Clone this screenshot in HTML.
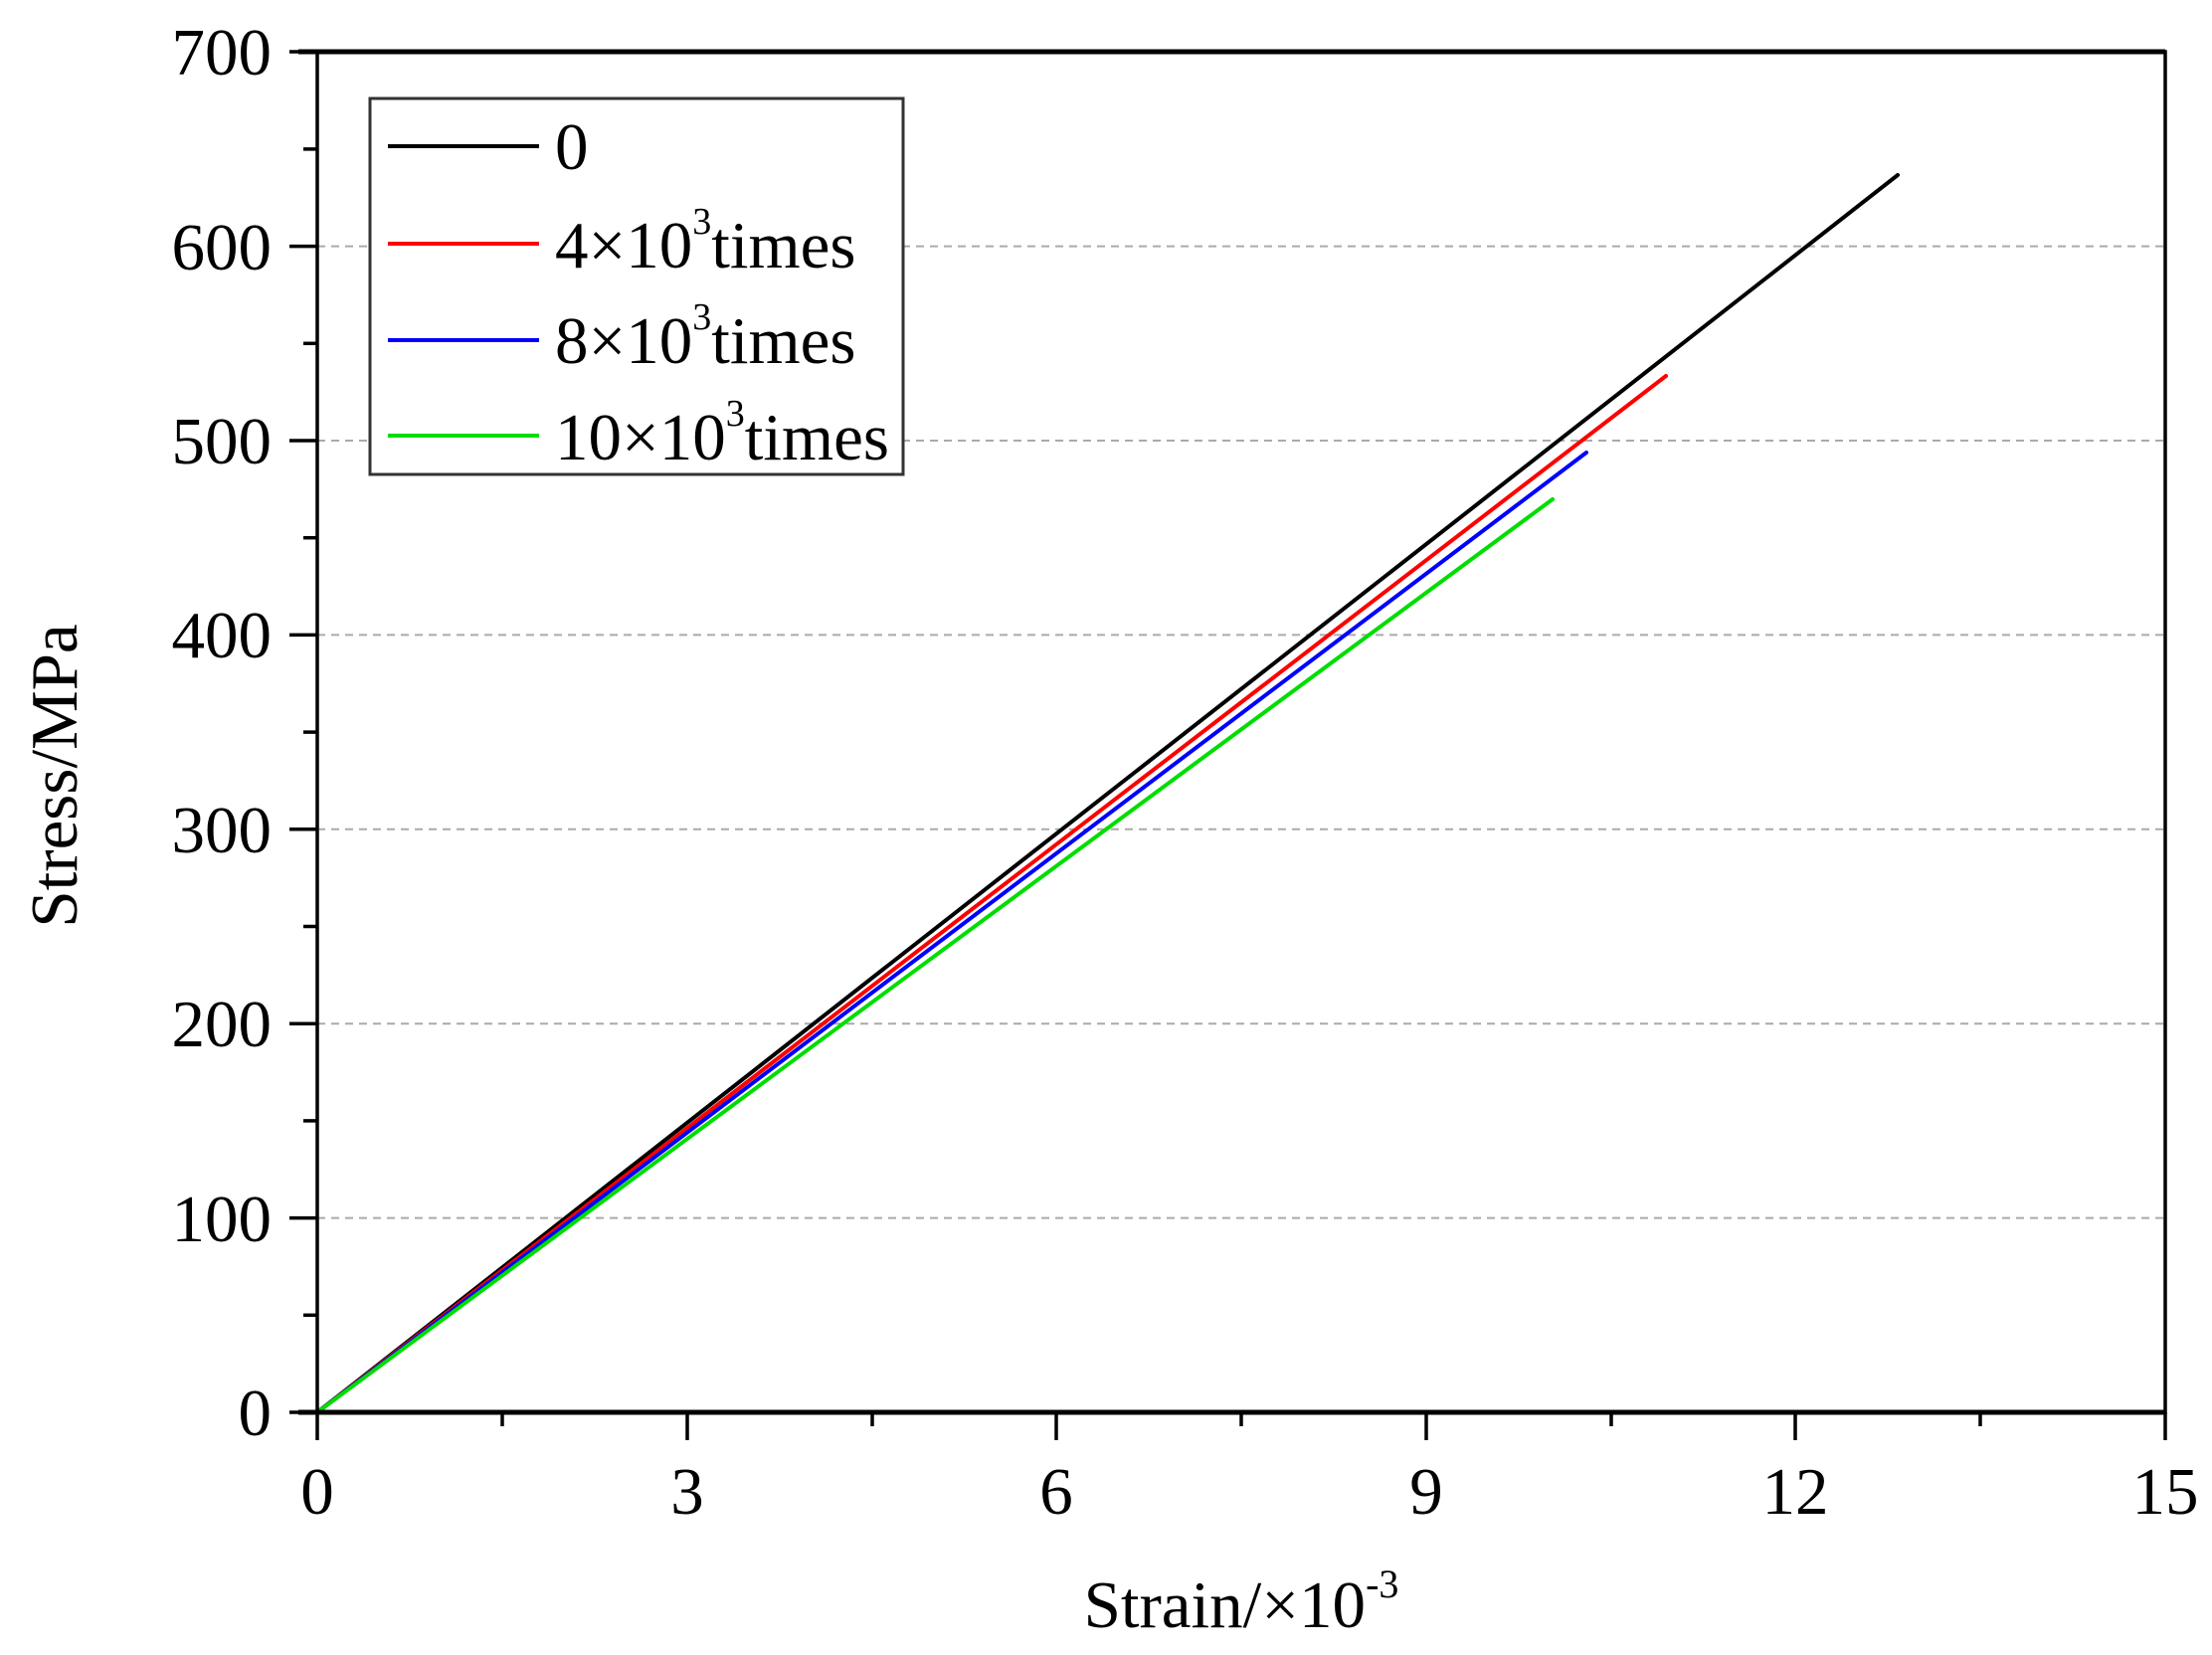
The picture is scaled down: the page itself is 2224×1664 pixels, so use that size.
<!DOCTYPE html>
<html><head><meta charset="utf-8"><style>
html,body{margin:0;padding:0;background:#fff}
svg{display:block}
text{font-family:"Liberation Serif",serif;fill:#000}
</style></head><body>
<svg width="2224" height="1664" viewBox="0 0 2224 1664" xmlns="http://www.w3.org/2000/svg">
<g stroke="#aaa" stroke-width="2" stroke-dasharray="8,6">
<line x1="319" x2="2177" y1="1224.6" y2="1224.6"/>
<line x1="319" x2="2177" y1="1029.2" y2="1029.2"/>
<line x1="319" x2="2177" y1="833.8" y2="833.8"/>
<line x1="319" x2="2177" y1="638.4" y2="638.4"/>
<line x1="319" x2="2177" y1="443" y2="443"/>
<line x1="319" x2="2177" y1="247.6" y2="247.6"/>
</g>
<g stroke-width="4" fill="none" stroke-linecap="round">
<line x1="319" y1="1420" x2="1908" y2="176" stroke="#000"/>
<line x1="319" y1="1420" x2="1675" y2="378" stroke="#f00"/>
<line x1="319" y1="1420" x2="1595" y2="455" stroke="#00f"/>
<line x1="319" y1="1420" x2="1561" y2="502" stroke="#0d0"/>
</g>
<rect x="319" y="52" width="1858" height="1368" fill="none" stroke="#000" stroke-width="3.5"/>
<line x1="300" x2="2177" y1="52" y2="52" stroke="#000" stroke-width="5"/>
<line x1="300" x2="2177" y1="1420" y2="1420" stroke="#000" stroke-width="5"/>
<g stroke="#000" stroke-width="3.5">
<line x1="291" x2="319" y1="1420" y2="1420"/><line x1="305" x2="319" y1="1322.3" y2="1322.3"/>
<line x1="291" x2="319" y1="1224.6" y2="1224.6"/><line x1="305" x2="319" y1="1126.9" y2="1126.9"/>
<line x1="291" x2="319" y1="1029.2" y2="1029.2"/><line x1="305" x2="319" y1="931.5" y2="931.5"/>
<line x1="291" x2="319" y1="833.8" y2="833.8"/><line x1="305" x2="319" y1="736.1" y2="736.1"/>
<line x1="291" x2="319" y1="638.4" y2="638.4"/><line x1="305" x2="319" y1="540.7" y2="540.7"/>
<line x1="291" x2="319" y1="443" y2="443"/><line x1="305" x2="319" y1="345.3" y2="345.3"/>
<line x1="291" x2="319" y1="247.6" y2="247.6"/><line x1="305" x2="319" y1="149.9" y2="149.9"/>
<line x1="291" x2="319" y1="52" y2="52"/>
<line x1="319" x2="319" y1="1420" y2="1448"/><line x1="505" x2="505" y1="1420" y2="1434"/>
<line x1="691" x2="691" y1="1420" y2="1448"/><line x1="877" x2="877" y1="1420" y2="1434"/>
<line x1="1062" x2="1062" y1="1420" y2="1448"/><line x1="1248" x2="1248" y1="1420" y2="1434"/>
<line x1="1434" x2="1434" y1="1420" y2="1448"/><line x1="1620" x2="1620" y1="1420" y2="1434"/>
<line x1="1805" x2="1805" y1="1420" y2="1448"/><line x1="1991" x2="1991" y1="1420" y2="1434"/>
<line x1="2177" x2="2177" y1="1420" y2="1448"/>
</g>
<g font-size="67" text-anchor="end">
<text x="273" y="1443">0</text><text x="273" y="1248">100</text><text x="273" y="1052">200</text>
<text x="273" y="857">300</text><text x="273" y="661">400</text><text x="273" y="466">500</text>
<text x="273" y="271">600</text><text x="273" y="75">700</text>
</g>
<g font-size="67" text-anchor="middle">
<text x="319" y="1522">0</text><text x="691" y="1522">3</text><text x="1062" y="1522">6</text>
<text x="1434" y="1522">9</text><text x="1805" y="1522">12</text><text x="2177" y="1522">15</text>
</g>
<text x="1248" y="1636" font-size="67" text-anchor="middle">Strain/×10<tspan font-size="40" dy="-30">-3</tspan></text>
<text transform="translate(77,780) rotate(-90)" font-size="67" text-anchor="middle">Stress/MPa</text>
<rect x="372" y="99" width="536" height="378" fill="#fff" stroke="#333" stroke-width="3"/>
<g stroke-width="4">
<line x1="390" x2="542" y1="147" y2="147" stroke="#000"/>
<line x1="390" x2="542" y1="245" y2="245" stroke="#f00"/>
<line x1="390" x2="542" y1="342" y2="342" stroke="#00f"/>
<line x1="390" x2="542" y1="438" y2="438" stroke="#0d0"/>
</g>
<g font-size="67">
<text x="558" y="170">0</text>
<text x="558" y="269">4×10<tspan font-size="38" dy="-34">3</tspan><tspan dy="34">times</tspan></text>
<text x="558" y="365">8×10<tspan font-size="38" dy="-34">3</tspan><tspan dy="34">times</tspan></text>
<text x="558" y="462">10×10<tspan font-size="38" dy="-34">3</tspan><tspan dy="34">times</tspan></text>
</g>
</svg>
</body></html>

> [What to produce]:
Reproduce all of the data exactly, omitting each picture it holds.

> [Reply to the exercise]:
Clone this screenshot in HTML.
The picture is scaled down: the page itself is 2224×1664 pixels, so use that size.
<!DOCTYPE html>
<html><head><meta charset="utf-8"><style>
html,body{margin:0;padding:0;background:#fff}
svg{display:block}
text{font-family:"Liberation Serif",serif;fill:#000}
</style></head><body>
<svg width="2224" height="1664" viewBox="0 0 2224 1664" xmlns="http://www.w3.org/2000/svg">
<g stroke="#aaa" stroke-width="2" stroke-dasharray="8,6">
<line x1="319" x2="2177" y1="1224.6" y2="1224.6"/>
<line x1="319" x2="2177" y1="1029.2" y2="1029.2"/>
<line x1="319" x2="2177" y1="833.8" y2="833.8"/>
<line x1="319" x2="2177" y1="638.4" y2="638.4"/>
<line x1="319" x2="2177" y1="443" y2="443"/>
<line x1="319" x2="2177" y1="247.6" y2="247.6"/>
</g>
<g stroke-width="4" fill="none" stroke-linecap="round">
<line x1="319" y1="1420" x2="1908" y2="176" stroke="#000"/>
<line x1="319" y1="1420" x2="1675" y2="378" stroke="#f00"/>
<line x1="319" y1="1420" x2="1595" y2="455" stroke="#00f"/>
<line x1="319" y1="1420" x2="1561" y2="502" stroke="#0d0"/>
</g>
<rect x="319" y="52" width="1858" height="1368" fill="none" stroke="#000" stroke-width="3.5"/>
<line x1="300" x2="2177" y1="52" y2="52" stroke="#000" stroke-width="5"/>
<line x1="300" x2="2177" y1="1420" y2="1420" stroke="#000" stroke-width="5"/>
<g stroke="#000" stroke-width="3.5">
<line x1="291" x2="319" y1="1420" y2="1420"/><line x1="305" x2="319" y1="1322.3" y2="1322.3"/>
<line x1="291" x2="319" y1="1224.6" y2="1224.6"/><line x1="305" x2="319" y1="1126.9" y2="1126.9"/>
<line x1="291" x2="319" y1="1029.2" y2="1029.2"/><line x1="305" x2="319" y1="931.5" y2="931.5"/>
<line x1="291" x2="319" y1="833.8" y2="833.8"/><line x1="305" x2="319" y1="736.1" y2="736.1"/>
<line x1="291" x2="319" y1="638.4" y2="638.4"/><line x1="305" x2="319" y1="540.7" y2="540.7"/>
<line x1="291" x2="319" y1="443" y2="443"/><line x1="305" x2="319" y1="345.3" y2="345.3"/>
<line x1="291" x2="319" y1="247.6" y2="247.6"/><line x1="305" x2="319" y1="149.9" y2="149.9"/>
<line x1="291" x2="319" y1="52" y2="52"/>
<line x1="319" x2="319" y1="1420" y2="1448"/><line x1="505" x2="505" y1="1420" y2="1434"/>
<line x1="691" x2="691" y1="1420" y2="1448"/><line x1="877" x2="877" y1="1420" y2="1434"/>
<line x1="1062" x2="1062" y1="1420" y2="1448"/><line x1="1248" x2="1248" y1="1420" y2="1434"/>
<line x1="1434" x2="1434" y1="1420" y2="1448"/><line x1="1620" x2="1620" y1="1420" y2="1434"/>
<line x1="1805" x2="1805" y1="1420" y2="1448"/><line x1="1991" x2="1991" y1="1420" y2="1434"/>
<line x1="2177" x2="2177" y1="1420" y2="1448"/>
</g>
<g font-size="67" text-anchor="end">
<text x="273" y="1443">0</text><text x="273" y="1248">100</text><text x="273" y="1052">200</text>
<text x="273" y="857">300</text><text x="273" y="661">400</text><text x="273" y="466">500</text>
<text x="273" y="271">600</text><text x="273" y="75">700</text>
</g>
<g font-size="67" text-anchor="middle">
<text x="319" y="1522">0</text><text x="691" y="1522">3</text><text x="1062" y="1522">6</text>
<text x="1434" y="1522">9</text><text x="1805" y="1522">12</text><text x="2177" y="1522">15</text>
</g>
<text x="1248" y="1636" font-size="67" text-anchor="middle">Strain/×10<tspan font-size="40" dy="-30">-3</tspan></text>
<text transform="translate(77,780) rotate(-90)" font-size="67" text-anchor="middle">Stress/MPa</text>
<rect x="372" y="99" width="536" height="378" fill="#fff" stroke="#333" stroke-width="3"/>
<g stroke-width="4">
<line x1="390" x2="542" y1="147" y2="147" stroke="#000"/>
<line x1="390" x2="542" y1="245" y2="245" stroke="#f00"/>
<line x1="390" x2="542" y1="342" y2="342" stroke="#00f"/>
<line x1="390" x2="542" y1="438" y2="438" stroke="#0d0"/>
</g>
<g font-size="67">
<text x="558" y="170">0</text>
<text x="558" y="269">4×10<tspan font-size="38" dy="-34">3</tspan><tspan dy="34">times</tspan></text>
<text x="558" y="365">8×10<tspan font-size="38" dy="-34">3</tspan><tspan dy="34">times</tspan></text>
<text x="558" y="462">10×10<tspan font-size="38" dy="-34">3</tspan><tspan dy="34">times</tspan></text>
</g>
</svg>
</body></html>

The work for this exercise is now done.